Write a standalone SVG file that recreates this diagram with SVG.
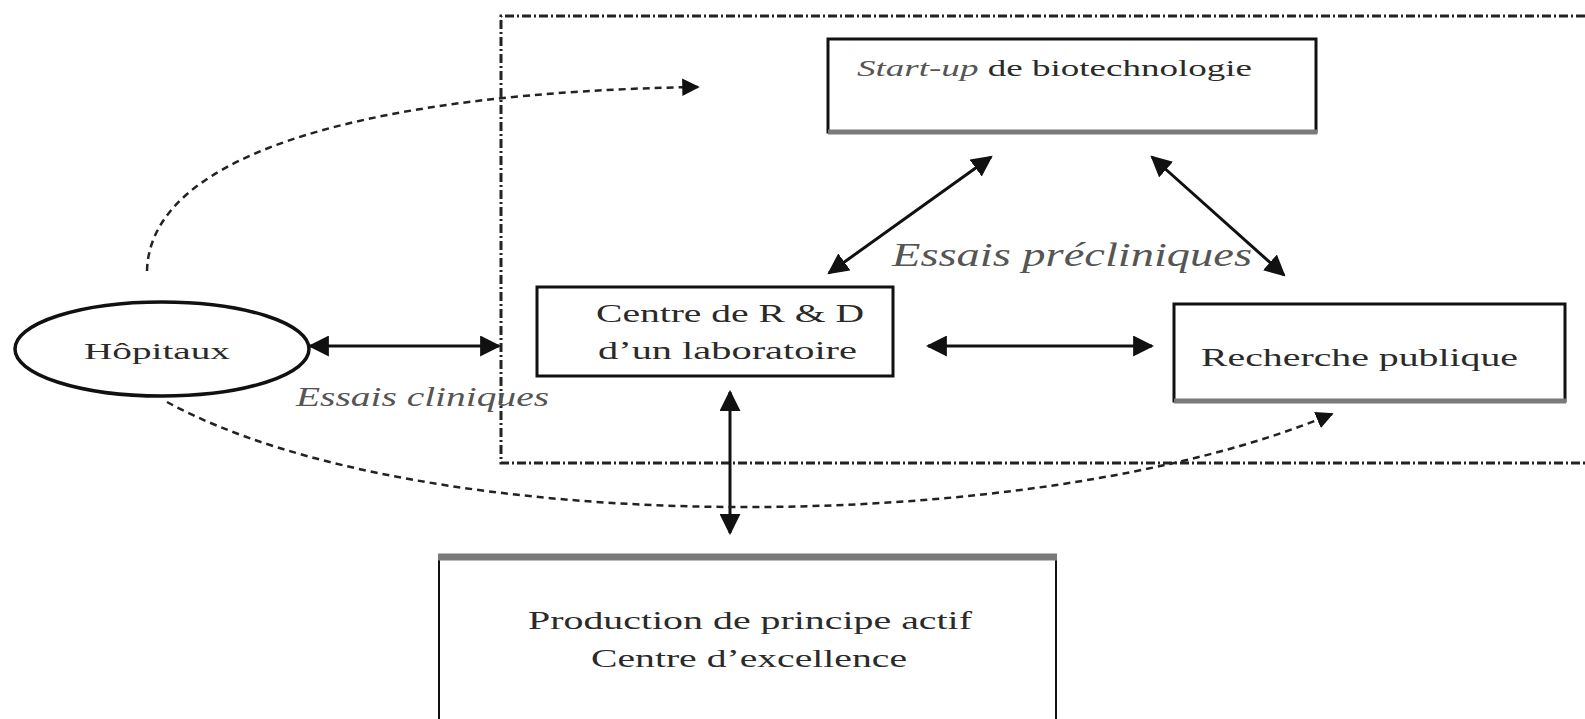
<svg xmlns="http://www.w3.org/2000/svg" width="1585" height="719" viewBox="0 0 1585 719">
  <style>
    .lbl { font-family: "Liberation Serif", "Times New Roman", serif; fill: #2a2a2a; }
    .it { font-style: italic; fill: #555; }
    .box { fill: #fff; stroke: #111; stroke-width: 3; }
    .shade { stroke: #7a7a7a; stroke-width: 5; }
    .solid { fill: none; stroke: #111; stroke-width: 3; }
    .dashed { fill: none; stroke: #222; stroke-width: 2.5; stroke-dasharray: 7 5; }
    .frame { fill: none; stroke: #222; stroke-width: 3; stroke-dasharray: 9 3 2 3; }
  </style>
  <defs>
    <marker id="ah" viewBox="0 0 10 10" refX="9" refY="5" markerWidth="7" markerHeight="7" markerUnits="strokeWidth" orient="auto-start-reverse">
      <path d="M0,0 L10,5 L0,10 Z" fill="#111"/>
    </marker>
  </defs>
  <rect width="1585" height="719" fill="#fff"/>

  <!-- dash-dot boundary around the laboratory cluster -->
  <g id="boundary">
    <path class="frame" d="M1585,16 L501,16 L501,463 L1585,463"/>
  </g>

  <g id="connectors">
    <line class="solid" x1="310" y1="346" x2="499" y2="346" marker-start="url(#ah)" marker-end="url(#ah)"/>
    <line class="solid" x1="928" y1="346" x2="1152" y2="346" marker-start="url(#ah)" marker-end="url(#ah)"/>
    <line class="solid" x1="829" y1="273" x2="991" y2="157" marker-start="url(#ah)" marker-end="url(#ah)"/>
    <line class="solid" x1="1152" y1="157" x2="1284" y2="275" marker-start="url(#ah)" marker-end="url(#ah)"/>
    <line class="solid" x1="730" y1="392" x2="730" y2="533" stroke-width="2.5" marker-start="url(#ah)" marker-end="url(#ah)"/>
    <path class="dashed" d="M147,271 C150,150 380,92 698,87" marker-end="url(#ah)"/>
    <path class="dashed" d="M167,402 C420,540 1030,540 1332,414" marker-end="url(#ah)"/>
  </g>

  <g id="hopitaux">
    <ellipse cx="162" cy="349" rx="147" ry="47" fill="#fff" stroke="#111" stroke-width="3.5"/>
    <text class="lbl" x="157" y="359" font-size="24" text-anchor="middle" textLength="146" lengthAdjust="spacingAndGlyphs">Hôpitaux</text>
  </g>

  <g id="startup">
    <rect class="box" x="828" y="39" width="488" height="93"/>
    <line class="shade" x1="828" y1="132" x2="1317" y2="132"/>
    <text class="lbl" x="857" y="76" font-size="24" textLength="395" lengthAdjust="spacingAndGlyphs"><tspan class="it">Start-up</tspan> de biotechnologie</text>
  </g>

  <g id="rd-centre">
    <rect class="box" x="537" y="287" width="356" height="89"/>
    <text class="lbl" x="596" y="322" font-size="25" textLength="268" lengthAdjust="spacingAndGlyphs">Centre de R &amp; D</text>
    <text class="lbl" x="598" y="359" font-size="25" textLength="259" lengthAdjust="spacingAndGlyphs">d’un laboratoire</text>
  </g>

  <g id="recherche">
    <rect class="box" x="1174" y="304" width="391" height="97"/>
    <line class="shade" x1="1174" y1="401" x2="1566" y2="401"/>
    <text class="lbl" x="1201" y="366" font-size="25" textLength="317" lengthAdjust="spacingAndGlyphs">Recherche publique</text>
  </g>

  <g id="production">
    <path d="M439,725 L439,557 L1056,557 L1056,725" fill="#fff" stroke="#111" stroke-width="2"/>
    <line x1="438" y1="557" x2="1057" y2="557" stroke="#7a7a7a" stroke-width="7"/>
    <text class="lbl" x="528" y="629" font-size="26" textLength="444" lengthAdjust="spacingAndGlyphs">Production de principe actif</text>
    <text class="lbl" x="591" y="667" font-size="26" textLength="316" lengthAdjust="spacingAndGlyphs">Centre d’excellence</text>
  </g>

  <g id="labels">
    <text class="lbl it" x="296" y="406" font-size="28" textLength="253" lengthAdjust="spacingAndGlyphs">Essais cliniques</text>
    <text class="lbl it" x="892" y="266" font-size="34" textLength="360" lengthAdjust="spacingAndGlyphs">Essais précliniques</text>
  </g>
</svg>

▶ **What is needed**: Copy the data exactly. Any picture it contains is to be omitted.

▶ **Output for this exercise**:
Write a standalone SVG file that recreates this diagram with SVG.
<svg xmlns="http://www.w3.org/2000/svg" width="1585" height="719" viewBox="0 0 1585 719">
  <style>
    .lbl { font-family: "Liberation Serif", "Times New Roman", serif; fill: #2a2a2a; }
    .it { font-style: italic; fill: #555; }
    .box { fill: #fff; stroke: #111; stroke-width: 3; }
    .shade { stroke: #7a7a7a; stroke-width: 5; }
    .solid { fill: none; stroke: #111; stroke-width: 3; }
    .dashed { fill: none; stroke: #222; stroke-width: 2.5; stroke-dasharray: 7 5; }
    .frame { fill: none; stroke: #222; stroke-width: 3; stroke-dasharray: 9 3 2 3; }
  </style>
  <defs>
    <marker id="ah" viewBox="0 0 10 10" refX="9" refY="5" markerWidth="7" markerHeight="7" markerUnits="strokeWidth" orient="auto-start-reverse">
      <path d="M0,0 L10,5 L0,10 Z" fill="#111"/>
    </marker>
  </defs>
  <rect width="1585" height="719" fill="#fff"/>

  <!-- dash-dot boundary around the laboratory cluster -->
  <g id="boundary">
    <path class="frame" d="M1585,16 L501,16 L501,463 L1585,463"/>
  </g>

  <g id="connectors">
    <line class="solid" x1="310" y1="346" x2="499" y2="346" marker-start="url(#ah)" marker-end="url(#ah)"/>
    <line class="solid" x1="928" y1="346" x2="1152" y2="346" marker-start="url(#ah)" marker-end="url(#ah)"/>
    <line class="solid" x1="829" y1="273" x2="991" y2="157" marker-start="url(#ah)" marker-end="url(#ah)"/>
    <line class="solid" x1="1152" y1="157" x2="1284" y2="275" marker-start="url(#ah)" marker-end="url(#ah)"/>
    <line class="solid" x1="730" y1="392" x2="730" y2="533" stroke-width="2.5" marker-start="url(#ah)" marker-end="url(#ah)"/>
    <path class="dashed" d="M147,271 C150,150 380,92 698,87" marker-end="url(#ah)"/>
    <path class="dashed" d="M167,402 C420,540 1030,540 1332,414" marker-end="url(#ah)"/>
  </g>

  <g id="hopitaux">
    <ellipse cx="162" cy="349" rx="147" ry="47" fill="#fff" stroke="#111" stroke-width="3.5"/>
    <text class="lbl" x="157" y="359" font-size="24" text-anchor="middle" textLength="146" lengthAdjust="spacingAndGlyphs">Hôpitaux</text>
  </g>

  <g id="startup">
    <rect class="box" x="828" y="39" width="488" height="93"/>
    <line class="shade" x1="828" y1="132" x2="1317" y2="132"/>
    <text class="lbl" x="857" y="76" font-size="24" textLength="395" lengthAdjust="spacingAndGlyphs"><tspan class="it">Start-up</tspan> de biotechnologie</text>
  </g>

  <g id="rd-centre">
    <rect class="box" x="537" y="287" width="356" height="89"/>
    <text class="lbl" x="596" y="322" font-size="25" textLength="268" lengthAdjust="spacingAndGlyphs">Centre de R &amp; D</text>
    <text class="lbl" x="598" y="359" font-size="25" textLength="259" lengthAdjust="spacingAndGlyphs">d’un laboratoire</text>
  </g>

  <g id="recherche">
    <rect class="box" x="1174" y="304" width="391" height="97"/>
    <line class="shade" x1="1174" y1="401" x2="1566" y2="401"/>
    <text class="lbl" x="1201" y="366" font-size="25" textLength="317" lengthAdjust="spacingAndGlyphs">Recherche publique</text>
  </g>

  <g id="production">
    <path d="M439,725 L439,557 L1056,557 L1056,725" fill="#fff" stroke="#111" stroke-width="2"/>
    <line x1="438" y1="557" x2="1057" y2="557" stroke="#7a7a7a" stroke-width="7"/>
    <text class="lbl" x="528" y="629" font-size="26" textLength="444" lengthAdjust="spacingAndGlyphs">Production de principe actif</text>
    <text class="lbl" x="591" y="667" font-size="26" textLength="316" lengthAdjust="spacingAndGlyphs">Centre d’excellence</text>
  </g>

  <g id="labels">
    <text class="lbl it" x="296" y="406" font-size="28" textLength="253" lengthAdjust="spacingAndGlyphs">Essais cliniques</text>
    <text class="lbl it" x="892" y="266" font-size="34" textLength="360" lengthAdjust="spacingAndGlyphs">Essais précliniques</text>
  </g>
</svg>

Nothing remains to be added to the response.